In the kitchen, Robbins
is a purist. His sauces are the key to his food, and he makes them the
lengthy, long-cooked, old-fashioned way, taking no shortcuts and using
no bases or pastes. He imports many of his ingredients, including a
cheese he discovered in Puglia, mozzarella burrata pugliese. He depends
on traditional recipes, such as bistecca fiorentina, the 16-ounce,
bone-in, grilled Angus strip loin with sea salt, unfiltered
extra-virgin olive oil, and a salad of arugula and grana padano. When
black truffles were in season this winter, Robbins devised a whole menu
devoted to truffles, which cost about $600 a pound.

Even the
bargain-basement version of the luxury food reflected the worth of
Robbins’ belief in bone-deep basics. For $27, we were served nothing
more than rice, butter, stock, cheese, and truffles—a deep plate of
rich, creamy risotto infused with the deep earthy musk of black
truffles. The dish was perfect to the tooth, creamy in the mouth, basic
Italian, and flawless. 4900 McKinney Ave. @ Monticello Ave.
214-521-3560. $$$. Full bar.

   ORGANICITY Idiot Savant

Occasionally, a place
works in spite of itself, because it breaks all the rules of sensible
business and runs enthusiastically on passion and luck alone. That’s
Organicity, one of the unlikeliest and most delightful success stories
of the year.

Gino and Olina Nikolini
are shoe and clothing designers from Thassaloniki, a city in Macedonia,
Greece. He spent three years making shoes for his shop in SoHo but left
for Dallas in 1992.

They had great success
with their fashion business—their shoes are carried in Harvey Nichols
in London, Barney’s, and Nordstrom. But they got homesick for good
Greek food, especially food from Macedonia, so they opened the small
retail store just down from the corner of Cole and McKinney to showcase
shoes and food. Well, it doesn’t really make a lot of sense, but
somehow it works. And it seems perfectly natural, when you’re sitting
at Organicity enjoying the excellent moussaka, to see a pair of 5-inch,
pink-studded wedges used as a centerpiece.
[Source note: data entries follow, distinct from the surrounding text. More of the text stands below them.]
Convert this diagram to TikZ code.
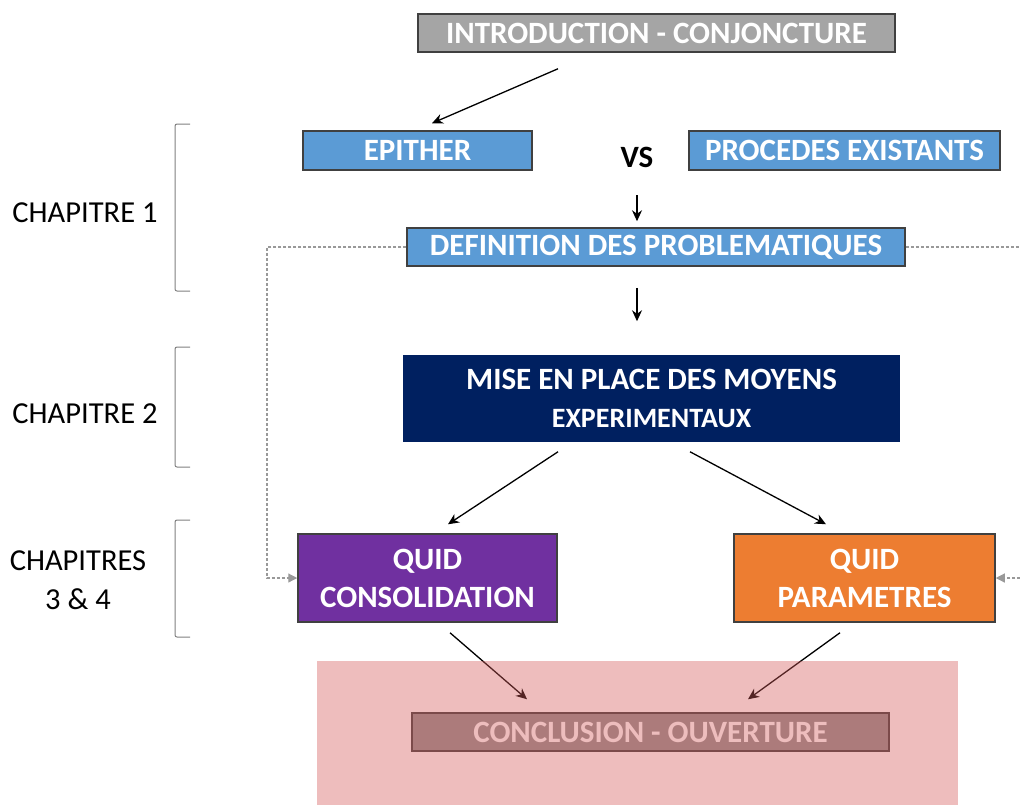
\documentclass[tikz,border=0pt]{standalone}
\usepackage{fontspec}
\setmainfont{Carlito}
\usetikzlibrary{arrows.meta,calc,positioning}
\definecolor{introgray}{HTML}{A5A5A5}
\definecolor{conclgray}{HTML}{929292}
\definecolor{epiblue}{HTML}{5B9BD5}
\definecolor{navy}{HTML}{002060}
\definecolor{quidviolet}{HTML}{7030A0}
\definecolor{quidorange}{HTML}{ED7D31}
\definecolor{veilpink}{RGB}{212,90,90}
\tikzset{
  >=Stealth,
  box/.style={draw=black!75, line width=1.5pt, text=white, inner sep=0pt,
    font=\bfseries\fontsize{31}{38}\selectfont},
  chap/.style={font=\fontsize{30.5}{39}\selectfont, align=center},
  brace/.style={draw=black!50, line width=1pt, rounded corners=2pt},
  link/.style={->, line width=1.3pt, >={Stealth[length=11pt,width=10pt]}},
  feedback/.style={->, draw=black!40, line width=1.2pt, dash pattern=on 3pt off 2pt,
    >={Triangle[length=9pt,width=9pt]}},
}

\begin{document}
\begin{tikzpicture}[x=1pt,y=-1pt]
\useasboundingbox (0,0) rectangle (1020,804);
\clip (0,0) rectangle (1020,804);

% chapters
\node[chap] (chap1) at (85,213) {CHAPITRE 1};
\node[chap] (chap2) at (85,414) {CHAPITRE 2};
\node[chap] (chap34) at (78,580) {CHAPITRES\\3 \& 4};
\foreach \ytop/\ybot in {124/291, 347/467, 520/637}
  \draw[brace] (190,\ytop) -- (175,\ytop) -- (175,\ybot) -- (190,\ybot);

% boxes
\node[box, fill=introgray, minimum width=477pt, minimum height=38pt] (intro) at (656.5,33) {INTRODUCTION - CONJONCTURE};
\node[box, fill=epiblue, minimum width=229pt, minimum height=39pt] (epither) at (417.5,150.5) {EPITHER};
\node[font=\bfseries\fontsize{31}{38}\selectfont] (vs) at (637,157) {VS};
\node[box, fill=epiblue, minimum width=311pt, minimum height=39pt] (procedes) at (844.5,150.5) {PROCEDES EXISTANTS};
\node[box, fill=epiblue, minimum width=498pt, minimum height=38pt] (defin) at (656,247) {DEFINITION DES PROBLEMATIQUES};
\node[box, draw=none, fill=navy, minimum width=497pt, minimum height=87pt, align=center] (moyens) at (651.5,398.5)
  {MISE EN PLACE DES MOYENS\\{\fontsize{28}{37}\selectfont EXPERIMENTAUX}};
\node[box, fill=quidviolet, minimum width=259pt, minimum height=88pt, align=center] (consol) at (427.5,578) {QUID\\CONSOLIDATION};
\node[box, fill=quidorange, minimum width=261pt, minimum height=88pt, align=center] (param) at (864.5,578) {QUID\\PARAMETRES};
\node[box, fill=conclgray, minimum width=477pt, minimum height=38pt] (concl) at (650.5,732) {CONCLUSION - OUVERTURE};

% arrows
\draw[link] ($(intro.south)+(-98.5,16)$) -- ($(epither.north)+(14.5,-7)$);
\draw[link] ($(vs)+(0,38)$) -- ($(vs |- defin.north)+(0,-6)$);
\draw[link] ($(vs |- defin.south)+(0,21)$) -- ($(vs |- moyens.north)+(0,-33)$);
\draw[link] ($(moyens.south)+(-93.5,9)$) -- ($(consol.north)+(20.5,-9)$);
\draw[link] ($(moyens.south)+(38.5,9)$) -- ($(param.north)+(-38.5,-9)$);
\draw[link] ($(consol.south)+(22.5,10)$) -- ($(concl.north)+(-123.5,-13)$);
\draw[link] ($(param.south)+(-24.5,10)$) -- ($(concl.north)+(97.5,-13)$);

% feedback loops
\coordinate (loopL) at (267,578);
\coordinate (loopR) at (1030,578);
\draw[feedback] (defin.west) -| (loopL) -- (consol.west);
\draw[feedback] (defin.east) -| (loopR) -- (param.east);

% veil
\fill[veilpink, fill opacity=0.4] (317,661) rectangle (958,810);
\end{tikzpicture}
\end{document}
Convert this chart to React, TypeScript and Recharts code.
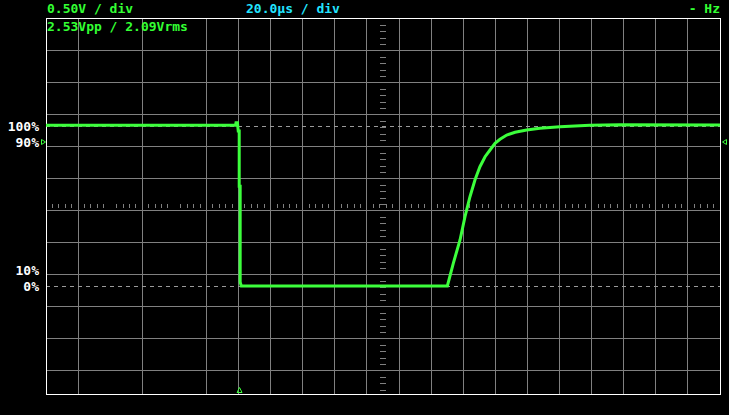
import React from 'react';
import {
  LineChart,
  Line,
  XAxis,
  YAxis,
  CartesianGrid,
  ReferenceLine,
  ReferenceArea,
  ReferenceDot,
} from 'recharts';

// trace: time in µs from screen centre, volts above the 0% level
const timeUs = [
  -210, -91.9, -91.6, -90.7, -90.2, -89.6, -89.6, -89.0, -89.0, -88.3,
  40.1, 43.8, 48.0, 51.1, 54.2, 57.3, 60.4, 63.6, 66.7, 69.8,
  72.9, 77.1, 82.3, 89.5, 97.8, 110.3, 129.0, 147.7, 210,
];
const volts = [
  2.51, 2.51, 2.55, 2.55, 2.42, 2.42, 1.56, 1.56, 0.06, 0.0,
  0.0, 0.355, 0.719, 1.083, 1.395, 1.656, 1.864, 2.02, 2.125, 2.23,
  2.292, 2.359, 2.402, 2.438, 2.464, 2.489, 2.511, 2.52, 2.515,
];

// screen graticule
const gridTimes = [-190, -170, -150, -130, -110, -90, -70, -50, -30, -10, 10, 30, 50, 70, 90, 110, 130, 150, 170, 190];
const gridVolts = [-1.328, -0.828, -0.328, 0.172, 0.672, 1.172, 1.672, 2.172, 2.672, 3.172, 3.672, 4.172];
const dashedVolts = [0, 2.5];

// level labels on the left
const levelVolts = [0, 0.25, 2.25, 2.5];
const levelNames = ['0%', '10%', '90%', '100%'];

const triggerTime = -89.4;
const markerLevel = 2.25;

const scaleText = '0.50V / div';
const timeText = '20.0µs / div';
const freqText = '- Hz';
const measText = '2.53Vpp / 2.09Vrms';

const Y_MIN = -1.6875;
const Y_MAX = 4.1875;
const CENTER_V = 1.25;

const GREEN = '#3cff3c';
const GRID = '#808080';
const FONT = '"DejaVu Sans Mono", monospace';

const trace = timeUs.map((t, i) => ({ t, v: volts[i] }));

// minor ticks on the centre cross-hair, five per division
const rowTicks: number[] = [];
for (let t = -206; t <= 206; t += 4) if (!gridTimes.includes(t)) rowTicks.push(t);
const colTicks: number[] = [];
for (let k = -18; k <= 40; k++) {
  const v = Math.round((0.172 + k * 0.1) * 1000) / 1000;
  if (v > Y_MIN && v < Y_MAX && !gridVolts.includes(v)) colTicks.push(v);
}

const LevelMarks = (props: any) => {
  const { x, y, width } = props.viewBox;
  const r = x + width;
  return (
    <g fill="none" stroke={GREEN} strokeWidth={1}>
      <polygon points={`${x - 4.5},${y - 2.5} ${x - 4.5},${y + 2.5} ${x - 0.5},${y}`} />
      <polygon points={`${r + 6.5},${y - 2.5} ${r + 6.5},${y + 2.5} ${r + 2.5},${y}`} />
    </g>
  );
};

const TriggerMark = (props: any) => {
  const { cx, cy } = props;
  return (
    <polygon
      points={`${cx},${cy - 6.5} ${cx - 2.5},${cy - 1.5} ${cx + 2.5},${cy - 1.5}`}
      fill="none"
      stroke={GREEN}
      strokeWidth={1}
    />
  );
};

export default function App() {
  return (
    <div style={{ position: 'fixed', left: 0, top: 0, width: 729, height: 415, background: '#000' }}>
      <LineChart width={729} height={415} data={trace} margin={{ top: 18, right: 9, bottom: 21, left: 0 }}>
        <XAxis type="number" dataKey="t" domain={[-210, 210]} ticks={gridTimes} hide allowDataOverflow />
        <YAxis
          yAxisId="pct"
          type="number"
          domain={[Y_MIN, Y_MAX]}
          ticks={levelVolts}
          interval={0}
          width={46}
          allowDataOverflow
          axisLine={false}
          tickLine={false}
          tickSize={0}
          tickMargin={7}
          tick={{ fill: '#ffffff', fontSize: 13, fontFamily: FONT, fontWeight: 'bold' }}
          tickFormatter={(v: number) => levelNames[levelVolts.indexOf(v)] ?? ''}
        />
        <YAxis yAxisId="grid" type="number" domain={[Y_MIN, Y_MAX]} ticks={gridVolts} width={0} hide allowDataOverflow />
        <YAxis yAxisId="ref" type="number" domain={[Y_MIN, Y_MAX]} ticks={dashedVolts} width={0} hide allowDataOverflow />
        <CartesianGrid yAxisId="grid" stroke={GRID} shapeRendering="crispEdges" />
        <CartesianGrid yAxisId="ref" vertical={false} stroke="#9a9a9a" strokeDasharray="4 4" shapeRendering="crispEdges" />

        {rowTicks.map((t) => (
          <ReferenceLine
            key={'r' + t}
            yAxisId="grid"
            segment={[{ x: t, y: CENTER_V - 0.039 }, { x: t, y: CENTER_V + 0.039 }]}
            stroke={GRID}
            shapeRendering="crispEdges"
          />
        ))}
        {colTicks.map((v) => (
          <ReferenceLine
            key={'c' + v}
            yAxisId="grid"
            segment={[{ x: -1.7, y: v }, { x: 1.7, y: v }]}
            stroke={GRID}
            shapeRendering="crispEdges"
          />
        ))}

        <Line
          yAxisId="pct"
          type="linear"
          dataKey="v"
          stroke={GREEN}
          strokeWidth={3}
          dot={false}
          isAnimationActive={false}
        />

        <ReferenceLine yAxisId="pct" y={markerLevel} stroke="none" label={LevelMarks} />
        <ReferenceDot yAxisId="pct" x={triggerTime} y={Y_MIN} ifOverflow="visible" shape={TriggerMark} />
        <ReferenceArea
          yAxisId="grid"
          x1={-210}
          x2={210}
          y1={Y_MIN}
          y2={Y_MAX}
          fill="none"
          fillOpacity={0}
          stroke="#ffffff"
          strokeOpacity={1}
          shapeRendering="crispEdges"
        />
      </LineChart>

      <svg
        width={729}
        height={415}
        style={{ position: 'absolute', left: 0, top: 0, pointerEvents: 'none' }}
        fontFamily={FONT}
        fontSize={13}
        fontWeight="bold"
      >
        <text x={47} y={13} fill="#33ff33">{scaleText}</text>
        <text x={246} y={13} fill="#22e4ff">{timeText}</text>
        <text x={720} y={13} fill="#33ff33" textAnchor="end">{freqText}</text>
        <text x={47} y={31} fill="#33ff33">{measText}</text>
      </svg>
    </div>
  );
}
This is probably the only place in America where you can buy a camo skirt trimmed with red tulle and some killer tzatziki.

The Greek menu includes
the usual—hummus, Greek salad, moussaka, pastitsio, and dolmas—but
there are also some more unusual dishes, like radikia, bitter greens
boiled and flavored with olive oil and lemon. Gino brought the seeds
from Macedonia and grows the plants on a friend’s property near
Southfork. He also imports giant beans from Greece, boils and bakes
them, and serves them with fresh tomato sauce and olive oil. “I’m far
away from my country, and I know what is good,” insists Gino, who is
happy to point out the health benefits of his cooking. His yogurt salad
is “good for your skin and your belly.” The radikia is beneficial for
your liver and pancreas.

It’s admittedly rare to
find health food, once synonymous with ugly shoes, and fashion under
the same roof, but Gino says the two go together. “Because we are
designers, we cook with passion!” Like everything else about this
eccentric restaurant, it may be the exception that proves the rule.
3028 Hall St. 214-953-0330. $-$$. Beer and wine.

  HOLY SMOKES It’s the Bomb!

In Texas, barbeque
means brisket. But that’s not true everywhere. Holy Smokes offers a
nonparochial barbeque experience. The owners, two guys from Highland
Park, traveled all over, tasting regional barbeque. Then they came home
and created a true cultural smorgasbord, a high-minded buffet of
low-down barbeque.

Chris Andrews and
Wright Monning have known each other since the fifth grade. Their
hobby/business of smoking meats turned into a catering business and
then became the dream of a restaurant. So they packed up Wright’s truck
and took off.

“We wanted to make sure
that we tasted each style of barbeque,” says Andrews. “We went to all
of the famous places, but we were mainly looking for the different
techniques and how barbeque was viewed by the culture.

“At Dreamland in
Tuscaloosa, Ala., we spent the day with the owner, Fat Daddy, who
taught us his technique: a dry rub, a bit of smoke, and a finish on the
charbroiler,” he adds. “But our major influence came from the Hill
Country, where the barbeque is different because of the German
settlers.” The main difference is the cold smoking, and Holy Smokes
cold smokes their Hill Country-style brisket for 16 to 18 hours.

But something else sets
Holy Smokes apart: they sell a lot of non-Texas barbeque. The pulled
pork sandwich made Memphis-style and served with coleslaw is a big
seller. The popular Santa Fe green chile stew and even a (sigh) Caesar
salad with grilled chicken prove how eclectic Holy Smokes’ menu really
is.
On the other hand, they don’t neglect the culture of their
native city, either, unabashedly serving Frito pie, perhaps the
ultimate Dallas junk food: chopped brisket, shredded cheese, onions,
barbeque sauce, and jalapeños over a pile of Fritos. We only wish they
would serve it the classic way—in the bag. 8611 Hillcrest Rd. @
Northwest Hwy. 214-691-7427. $. Beer and wine.